Wherever we go there are wood pigeons. Here, in Spain, I even remember them from boarding school. I love their call. I’ve heard people via the radio complaining about it. I love it. That woo, woo. That coo, coo. We give them names, like Woodrow (Woody) Wilson and Wilma. Alliterative, childish, silly names. Our code. Our restricted code. There are a couple that perch on the trees outside our bedrooms. The bird song is getting more insistent, the warm weather and lighter (oh, joy) mornings must be making a difference. I hear it when I walk. The blackbirds especially. Such a hopeful sound. I am walking better, not so tired, not so lethargic. I take on three hills. Good for you. Good for the arse, the thighs. Go on do it. Faster.
She sounded terrible, bless her – scared, sad, defeated. I got so ill, she said, I had to go to the doctor. I haven’t made myself a cup of tea in a week, she said. It’s hard to yield, I understand that, you feel like the whole of life, the life you’ve been holding together by the skin of your teeth will crumble if you do. I understand, I say. I am just the same. But sometimes you just have to, your body insists. It needs rest. I like it when she says my name. I’ve been phoning her now for what, seven years? And it was tricky at the start, she was so shy, so reserved, so withdrawn. But now, she says my name, acknowledging me as someone who cares, who is interested. And I am. I’ve never met her but I like to picture her. She who loves those dogs who stray into her parlour from the farm up the road, and the cat who sleeps in her shed. She who grows green beans and patiently awaits her daffodils which come later then the ones here because she is so much higher.
My poor man. He too gets scared. Don’t we all? A small blip and he is spinning with fear. The doctors become a lifeline. He wants to be told it’s going to be alright. Fair enough. I feel his spinning. It is getting me in the gut. What next? He flies off the handle so easily. It can’t be easy being in his head. Be kind. Be compassionate. Don’t react. Let it be. Be steady for him.
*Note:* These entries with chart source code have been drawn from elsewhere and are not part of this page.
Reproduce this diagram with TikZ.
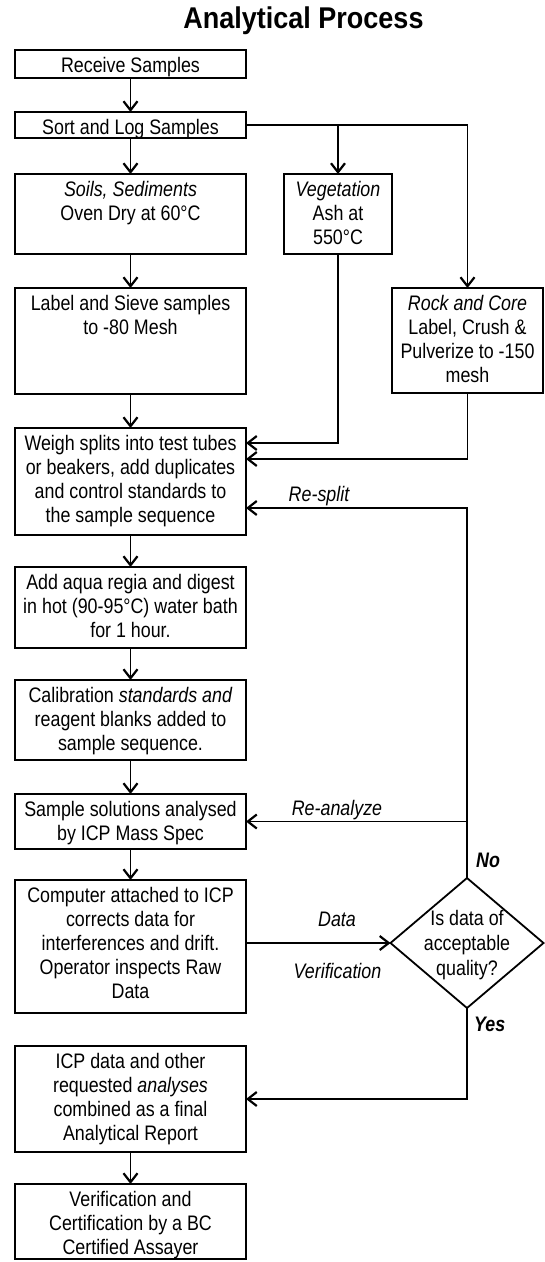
\documentclass[tikz,border=0pt]{standalone}
\usepackage{fontspec}
\setmainfont{Liberation Sans}[FakeStretch=0.85]
\newfontfamily\titlefont{Liberation Sans}[FakeStretch=0.9]
\usetikzlibrary{arrows.meta,shapes.geometric,calc}
\newcommand{\tbx}[3]{\parbox[c][#2pt][t]{#1pt}{\centering\rule{0pt}{22.5pt}#3\par}}
\tikzset{
  box/.style={draw,line width=1.8pt,inner sep=0pt,outer sep=0pt,font=\fontsize{21pt}{24pt}\selectfont},
  arr/.style={line width=1.8pt,-{Straight Barb[length=9pt,width=14pt,line width=2.2pt]}},
  lab/.style={font=\fontsize{21pt}{24pt}\selectfont\itshape,inner sep=0pt,anchor=base},
  yn/.style={font=\fontsize{21pt}{24pt}\selectfont\bfseries\itshape,inner sep=0pt,anchor=base west},
  dia/.style={draw,diamond,line width=1.8pt,minimum width=153pt,minimum height=130pt,inner sep=0pt,outer sep=0pt},
  dtext/.style={font=\fontsize{21pt}{25pt}\selectfont,align=center,inner sep=0pt}
}
\begin{document}
\begin{tikzpicture}[x=1pt,y=-1pt]
\fill[white] (0,0) rectangle (544,1262);
\useasboundingbox (0,0) rectangle (544,1262);
\node[font={\titlefont\fontsize{30pt}{32pt}\selectfont\bfseries},anchor=base,inner sep=0pt] (title) at (303.5,28) {Analytical Process};

\node[box] (recv) at (130.5,64) {\tbx{231}{28}{Receive Samples}};
\node[box] (sort) at (130.5,125) {\tbx{231}{26}{Sort and Log Samples}};
\node[box] (soils) at (130.5,214) {\tbx{231}{80}{\textit{Soils, Sediments}\\Oven Dry at 60°C}};
\node[box] (veg) at (338,214) {\tbx{107.5}{80}{\textit{Vegetation}\\Ash at\\550°C}};
\node[box] (label) at (130.5,341) {\tbx{231}{106}{Label and Sieve samples\\to -80 Mesh}};
\node[box] (rock) at (467.5,340.5) {\tbx{151}{105}{\textit{Rock and Core}\\Label, Crush \&\\Pulverize to -150\\mesh}};
\node[box] (weigh) at (130.5,481.5) {\tbx{231}{107}{Weigh splits into test tubes\\or beakers, add duplicates\\and control standards to\\the sample sequence}};
\node[box] (aqua) at (130.5,607.5) {\tbx{231}{81}{Add aqua regia and digest\\in hot (90-95°C) water bath\\for 1 hour.}};
\node[box] (calib) at (130.5,720) {\tbx{231}{80}{Calibration \textit{standards and}\\reagent blanks added to\\sample sequence.}};
\node[box] (sample) at (130.5,821.5) {\tbx{231}{55}{Sample solutions analysed\\by ICP Mass Spec}};
\node[box] (comp) at (130.5,946.5) {\tbx{231}{133}{Computer attached to ICP\\corrects data for\\interferences and drift.\\Operator inspects Raw\\Data}};
\node[box] (icp) at (130.5,1099) {\tbx{231}{106}{ICP data and other\\requested \textit{analyses}\\combined as a final\\Analytical Report}};
\node[box] (verif) at (130.5,1221.5) {\tbx{231}{75}{Verification and\\Certification by a BC\\Certified Assayer}};

\node[dia] (q) at (467,943) {};
\node[dtext] (qt) at (467,945) {Is data of\\acceptable\\quality?};

\node[lab] (lsplit) at (319,501) {Re-split};
\node[lab] (lanal) at (337,815) {Re-analyze};
\node[lab] (ldata) at (337,926.5) {Data};
\node[lab] (lver) at (337.5,978) {Verification};
\node[yn] (lno) at (476,867) {No};
\node[yn] (lyes) at (474,1031) {Yes};

\draw[arr] (recv) -- (sort);
\draw[arr] (sort) -- (soils);
\draw[arr] (sort.east) -| (rock.north);
\draw[arr] (veg.north |- sort.east) -- (veg.north);
\draw[arr] (soils) -- (label);
\draw[arr] (label) -- (weigh);
\draw[arr] (veg.south) |- ([yshift=-15pt]weigh.north east);
\draw[arr] (rock.south) |- ([yshift=-31pt]weigh.north east);
\draw[arr] (weigh) -- (aqua);
\draw[arr] (aqua) -- (calib);
\draw[arr] (calib) -- (sample);
\draw[arr] (sample) -- (comp);
\draw[arr] (comp.east |- q.west) -- (q.west);
\draw[arr] (q.north) |- ([yshift=-80pt]weigh.north east);
\draw[arr] (q.north |- sample.east) -- (sample.east);
\draw[arr] (q.south) |- (icp.east);
\draw[arr] (icp) -- (verif);
\end{tikzpicture}
\end{document}
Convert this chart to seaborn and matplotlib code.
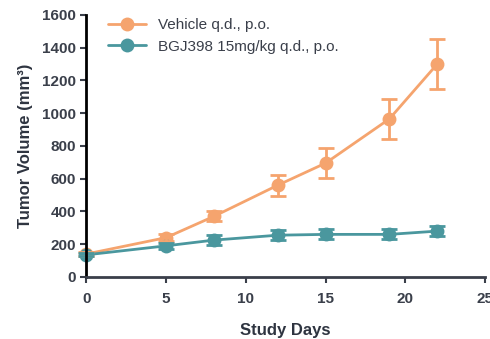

I thought about my book as I walked. I don’t see the whole yet. Just snippets, as I said. There was a book I read years ago about a series of photographs this woman found of her ancestors and near family. She created a narrative around those photos. I think about Mum and her mother. And the photographs she had on her wall of her. She does the same. They were so absent and yet the photographs belie that fact. See she was there all the time, they say. Their presence, their pride of place states this. And she was so beautiful, my grandmother. The sun shines in her face, from her face in those black and white photographs. Who has them now? Probably she does. She has claimed most of the manifested memories. I understand, that is not a judgement. The absence is too painful to show, let’s mask it with untruth. And yet, untruth sounds harsh, more a kind of re-telling. I don’t remember the photographs of my maternal grandmother being in any of our family homes, they seemed to appear only when she went to Spain. Was it nostalgia, a longing that was being expressed? She never articulated such things. There is so little to go on. I will be writing absence. A land of absence. A land of absent mothers.
We are off soon – a long drive to see his consultant. He seems sanguine – willing to give his body over to the knife. I seem to be watching from behind glass.
I think about that little house. Does it miss me?